WRITTEN PROBLEM —
Starting at the first line of the data below, retype every line up to and including the one containing "15.7, 20.6, 25.5, 30.4, 35.3, 40.2, 45.1, 50];".

━━━━━ GIVEN MATERIAL ━━━━━

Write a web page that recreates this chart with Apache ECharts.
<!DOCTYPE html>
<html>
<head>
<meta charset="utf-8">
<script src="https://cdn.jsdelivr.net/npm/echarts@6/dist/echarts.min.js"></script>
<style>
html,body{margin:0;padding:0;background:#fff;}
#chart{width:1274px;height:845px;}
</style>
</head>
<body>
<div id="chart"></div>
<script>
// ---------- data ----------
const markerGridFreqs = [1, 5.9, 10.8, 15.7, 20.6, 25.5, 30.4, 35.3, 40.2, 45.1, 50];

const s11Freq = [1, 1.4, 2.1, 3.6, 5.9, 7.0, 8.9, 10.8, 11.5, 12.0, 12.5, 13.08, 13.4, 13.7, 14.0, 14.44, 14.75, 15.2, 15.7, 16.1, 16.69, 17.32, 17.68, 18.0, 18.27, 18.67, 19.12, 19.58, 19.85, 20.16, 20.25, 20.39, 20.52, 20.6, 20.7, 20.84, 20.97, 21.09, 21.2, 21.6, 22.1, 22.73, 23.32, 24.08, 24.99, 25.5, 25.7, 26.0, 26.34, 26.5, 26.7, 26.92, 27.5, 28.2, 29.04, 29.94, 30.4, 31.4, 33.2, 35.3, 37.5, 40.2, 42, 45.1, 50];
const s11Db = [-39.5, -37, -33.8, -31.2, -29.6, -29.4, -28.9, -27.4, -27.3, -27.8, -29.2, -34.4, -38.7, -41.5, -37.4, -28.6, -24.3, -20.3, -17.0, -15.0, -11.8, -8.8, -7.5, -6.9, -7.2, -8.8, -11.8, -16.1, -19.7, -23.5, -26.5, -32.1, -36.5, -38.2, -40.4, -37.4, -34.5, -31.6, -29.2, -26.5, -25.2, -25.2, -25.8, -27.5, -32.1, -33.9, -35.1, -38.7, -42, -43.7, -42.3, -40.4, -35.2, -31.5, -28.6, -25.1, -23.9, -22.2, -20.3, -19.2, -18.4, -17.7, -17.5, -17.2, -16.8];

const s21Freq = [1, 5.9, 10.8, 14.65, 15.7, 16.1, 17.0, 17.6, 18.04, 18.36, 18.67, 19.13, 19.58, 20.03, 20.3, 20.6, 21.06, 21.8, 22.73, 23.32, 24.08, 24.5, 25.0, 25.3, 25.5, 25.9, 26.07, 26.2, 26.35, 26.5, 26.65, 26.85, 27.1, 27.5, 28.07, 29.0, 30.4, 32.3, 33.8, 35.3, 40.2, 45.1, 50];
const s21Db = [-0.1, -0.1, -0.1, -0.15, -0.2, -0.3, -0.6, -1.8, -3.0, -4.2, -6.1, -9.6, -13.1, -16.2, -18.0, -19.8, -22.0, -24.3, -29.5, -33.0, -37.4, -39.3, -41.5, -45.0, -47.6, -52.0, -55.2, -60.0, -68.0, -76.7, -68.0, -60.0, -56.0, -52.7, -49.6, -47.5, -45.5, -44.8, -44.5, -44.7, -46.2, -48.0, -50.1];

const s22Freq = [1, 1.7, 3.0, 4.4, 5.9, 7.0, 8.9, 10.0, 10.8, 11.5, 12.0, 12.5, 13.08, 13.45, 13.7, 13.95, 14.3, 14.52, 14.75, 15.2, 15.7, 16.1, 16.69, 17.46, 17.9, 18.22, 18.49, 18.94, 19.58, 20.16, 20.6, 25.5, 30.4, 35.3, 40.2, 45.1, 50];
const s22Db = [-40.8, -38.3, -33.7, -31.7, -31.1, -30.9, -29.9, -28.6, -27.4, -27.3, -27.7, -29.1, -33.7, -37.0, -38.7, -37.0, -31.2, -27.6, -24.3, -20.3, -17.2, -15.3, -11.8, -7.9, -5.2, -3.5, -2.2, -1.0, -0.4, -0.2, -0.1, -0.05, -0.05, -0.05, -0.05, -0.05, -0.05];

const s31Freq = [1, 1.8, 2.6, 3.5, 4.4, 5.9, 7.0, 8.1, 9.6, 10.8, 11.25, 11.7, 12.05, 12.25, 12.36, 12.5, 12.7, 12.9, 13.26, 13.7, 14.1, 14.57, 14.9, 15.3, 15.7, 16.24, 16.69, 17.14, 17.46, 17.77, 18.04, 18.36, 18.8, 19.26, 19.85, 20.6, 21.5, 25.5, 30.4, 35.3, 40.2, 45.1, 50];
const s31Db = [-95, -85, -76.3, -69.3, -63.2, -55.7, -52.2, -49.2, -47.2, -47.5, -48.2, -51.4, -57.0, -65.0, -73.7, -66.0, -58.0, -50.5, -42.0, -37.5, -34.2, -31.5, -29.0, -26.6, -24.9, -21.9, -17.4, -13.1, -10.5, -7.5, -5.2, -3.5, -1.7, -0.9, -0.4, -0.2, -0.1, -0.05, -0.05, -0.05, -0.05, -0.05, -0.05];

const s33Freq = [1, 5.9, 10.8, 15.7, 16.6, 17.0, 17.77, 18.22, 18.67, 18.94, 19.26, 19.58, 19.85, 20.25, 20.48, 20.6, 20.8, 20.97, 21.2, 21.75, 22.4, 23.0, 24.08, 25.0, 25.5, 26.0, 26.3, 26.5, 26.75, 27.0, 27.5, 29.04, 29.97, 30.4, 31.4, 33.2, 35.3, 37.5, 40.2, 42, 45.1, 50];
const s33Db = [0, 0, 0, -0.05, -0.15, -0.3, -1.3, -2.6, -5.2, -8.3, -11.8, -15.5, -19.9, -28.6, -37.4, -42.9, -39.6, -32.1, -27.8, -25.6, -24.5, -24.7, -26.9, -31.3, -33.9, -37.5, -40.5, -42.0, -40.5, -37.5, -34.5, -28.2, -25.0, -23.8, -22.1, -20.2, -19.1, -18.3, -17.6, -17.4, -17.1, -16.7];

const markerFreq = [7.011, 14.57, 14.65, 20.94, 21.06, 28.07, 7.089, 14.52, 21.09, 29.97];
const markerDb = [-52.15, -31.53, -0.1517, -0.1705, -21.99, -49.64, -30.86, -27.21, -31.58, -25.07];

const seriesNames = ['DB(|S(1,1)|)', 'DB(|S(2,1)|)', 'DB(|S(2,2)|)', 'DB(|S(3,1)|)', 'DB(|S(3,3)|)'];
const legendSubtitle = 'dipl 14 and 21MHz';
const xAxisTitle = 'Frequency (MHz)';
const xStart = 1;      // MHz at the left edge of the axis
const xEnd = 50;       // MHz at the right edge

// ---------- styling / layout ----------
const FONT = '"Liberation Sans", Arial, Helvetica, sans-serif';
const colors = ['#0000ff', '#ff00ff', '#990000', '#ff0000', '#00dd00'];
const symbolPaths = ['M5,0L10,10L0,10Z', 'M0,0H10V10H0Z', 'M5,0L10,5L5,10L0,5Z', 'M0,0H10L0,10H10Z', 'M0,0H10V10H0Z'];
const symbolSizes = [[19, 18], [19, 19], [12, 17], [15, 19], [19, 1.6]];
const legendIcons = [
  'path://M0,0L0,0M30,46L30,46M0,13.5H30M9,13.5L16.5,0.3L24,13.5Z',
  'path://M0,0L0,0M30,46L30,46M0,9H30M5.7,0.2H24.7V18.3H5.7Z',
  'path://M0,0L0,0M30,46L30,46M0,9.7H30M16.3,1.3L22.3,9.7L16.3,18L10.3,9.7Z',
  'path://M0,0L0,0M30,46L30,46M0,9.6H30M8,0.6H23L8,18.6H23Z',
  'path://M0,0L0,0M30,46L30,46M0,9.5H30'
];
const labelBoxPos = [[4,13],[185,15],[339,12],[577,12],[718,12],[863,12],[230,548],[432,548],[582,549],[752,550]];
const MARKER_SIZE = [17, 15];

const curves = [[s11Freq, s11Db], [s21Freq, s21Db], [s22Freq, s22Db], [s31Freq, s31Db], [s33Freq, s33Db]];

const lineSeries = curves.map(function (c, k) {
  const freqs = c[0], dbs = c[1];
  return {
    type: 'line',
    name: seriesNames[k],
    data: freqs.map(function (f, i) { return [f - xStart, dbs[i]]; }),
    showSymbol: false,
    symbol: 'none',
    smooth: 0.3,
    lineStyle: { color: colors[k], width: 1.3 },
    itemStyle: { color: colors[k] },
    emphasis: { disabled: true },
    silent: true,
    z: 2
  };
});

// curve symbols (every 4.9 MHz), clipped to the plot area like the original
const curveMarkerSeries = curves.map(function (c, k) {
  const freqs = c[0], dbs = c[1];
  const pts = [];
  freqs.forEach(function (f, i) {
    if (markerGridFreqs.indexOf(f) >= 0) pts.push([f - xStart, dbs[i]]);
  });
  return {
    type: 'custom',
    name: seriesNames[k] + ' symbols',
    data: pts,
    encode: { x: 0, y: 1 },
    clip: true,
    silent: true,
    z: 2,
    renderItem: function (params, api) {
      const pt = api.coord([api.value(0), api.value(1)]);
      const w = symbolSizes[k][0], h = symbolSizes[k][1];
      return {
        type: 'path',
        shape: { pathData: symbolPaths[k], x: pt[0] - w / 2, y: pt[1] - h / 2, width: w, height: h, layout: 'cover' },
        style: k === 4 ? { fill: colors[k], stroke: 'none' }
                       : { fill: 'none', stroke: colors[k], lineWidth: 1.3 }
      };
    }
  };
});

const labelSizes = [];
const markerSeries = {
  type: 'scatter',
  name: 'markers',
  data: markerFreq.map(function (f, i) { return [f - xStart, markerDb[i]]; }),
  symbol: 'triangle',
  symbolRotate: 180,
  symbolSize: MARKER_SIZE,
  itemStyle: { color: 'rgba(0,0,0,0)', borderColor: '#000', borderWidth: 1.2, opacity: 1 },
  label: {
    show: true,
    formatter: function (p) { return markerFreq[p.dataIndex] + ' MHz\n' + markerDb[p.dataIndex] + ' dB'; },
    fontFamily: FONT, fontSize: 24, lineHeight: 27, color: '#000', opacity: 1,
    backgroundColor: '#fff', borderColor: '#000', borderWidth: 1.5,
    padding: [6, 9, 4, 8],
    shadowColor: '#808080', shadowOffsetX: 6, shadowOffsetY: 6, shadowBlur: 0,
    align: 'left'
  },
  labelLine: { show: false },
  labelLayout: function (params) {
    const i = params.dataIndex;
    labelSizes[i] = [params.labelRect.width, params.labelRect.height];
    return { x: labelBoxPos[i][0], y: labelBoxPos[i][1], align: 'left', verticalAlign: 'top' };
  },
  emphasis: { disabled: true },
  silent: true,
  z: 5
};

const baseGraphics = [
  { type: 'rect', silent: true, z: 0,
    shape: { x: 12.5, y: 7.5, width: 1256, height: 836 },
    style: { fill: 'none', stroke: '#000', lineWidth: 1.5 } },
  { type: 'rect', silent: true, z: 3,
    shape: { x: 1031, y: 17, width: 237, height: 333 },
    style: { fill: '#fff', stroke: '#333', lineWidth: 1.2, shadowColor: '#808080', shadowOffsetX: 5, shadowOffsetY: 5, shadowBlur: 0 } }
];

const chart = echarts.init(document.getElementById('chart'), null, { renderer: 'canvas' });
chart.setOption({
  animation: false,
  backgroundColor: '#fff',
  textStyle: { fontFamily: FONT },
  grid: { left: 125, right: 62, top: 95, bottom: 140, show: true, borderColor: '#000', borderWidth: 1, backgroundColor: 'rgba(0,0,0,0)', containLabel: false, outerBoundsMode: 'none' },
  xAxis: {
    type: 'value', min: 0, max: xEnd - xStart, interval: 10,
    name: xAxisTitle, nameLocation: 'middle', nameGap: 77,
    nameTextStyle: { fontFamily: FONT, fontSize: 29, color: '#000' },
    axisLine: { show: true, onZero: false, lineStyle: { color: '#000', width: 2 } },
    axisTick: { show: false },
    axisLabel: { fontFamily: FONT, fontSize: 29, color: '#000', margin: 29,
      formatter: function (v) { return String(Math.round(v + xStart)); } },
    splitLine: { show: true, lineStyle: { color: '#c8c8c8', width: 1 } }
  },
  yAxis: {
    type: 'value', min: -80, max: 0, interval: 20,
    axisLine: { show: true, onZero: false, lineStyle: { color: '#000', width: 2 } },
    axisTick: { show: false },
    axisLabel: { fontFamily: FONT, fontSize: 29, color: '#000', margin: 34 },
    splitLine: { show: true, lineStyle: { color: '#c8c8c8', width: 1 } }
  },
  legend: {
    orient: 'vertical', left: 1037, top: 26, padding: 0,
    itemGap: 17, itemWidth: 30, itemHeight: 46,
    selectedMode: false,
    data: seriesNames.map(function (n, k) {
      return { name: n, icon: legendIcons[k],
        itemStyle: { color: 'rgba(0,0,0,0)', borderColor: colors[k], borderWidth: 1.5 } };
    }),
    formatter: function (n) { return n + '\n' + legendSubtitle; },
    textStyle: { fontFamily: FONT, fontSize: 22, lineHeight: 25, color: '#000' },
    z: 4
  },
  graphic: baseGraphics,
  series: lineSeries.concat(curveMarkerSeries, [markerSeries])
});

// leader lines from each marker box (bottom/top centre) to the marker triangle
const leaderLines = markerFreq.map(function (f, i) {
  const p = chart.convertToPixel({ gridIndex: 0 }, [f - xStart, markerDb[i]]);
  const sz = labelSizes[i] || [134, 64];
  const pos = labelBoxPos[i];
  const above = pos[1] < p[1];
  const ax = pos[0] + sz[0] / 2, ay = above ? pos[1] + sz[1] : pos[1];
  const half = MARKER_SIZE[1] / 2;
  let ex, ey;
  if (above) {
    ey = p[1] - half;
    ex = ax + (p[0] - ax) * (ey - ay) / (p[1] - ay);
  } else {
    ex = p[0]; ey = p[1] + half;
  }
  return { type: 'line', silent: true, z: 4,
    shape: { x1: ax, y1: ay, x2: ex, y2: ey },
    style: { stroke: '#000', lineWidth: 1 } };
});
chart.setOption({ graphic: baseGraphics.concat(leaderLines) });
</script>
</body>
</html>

━━━━━

FINAL RESULT —
Write a web page that recreates this chart with Apache ECharts.
<!DOCTYPE html>
<html>
<head>
<meta charset="utf-8">
<script src="https://cdn.jsdelivr.net/npm/echarts@6/dist/echarts.min.js"></script>
<style>
html,body{margin:0;padding:0;background:#fff;}
#chart{width:1274px;height:845px;}
</style>
</head>
<body>
<div id="chart"></div>
<script>
// ---------- data ----------
const markerGridFreqs = [1, 5.9, 10.8, 15.7, 20.6, 25.5, 30.4, 35.3, 40.2, 45.1, 50];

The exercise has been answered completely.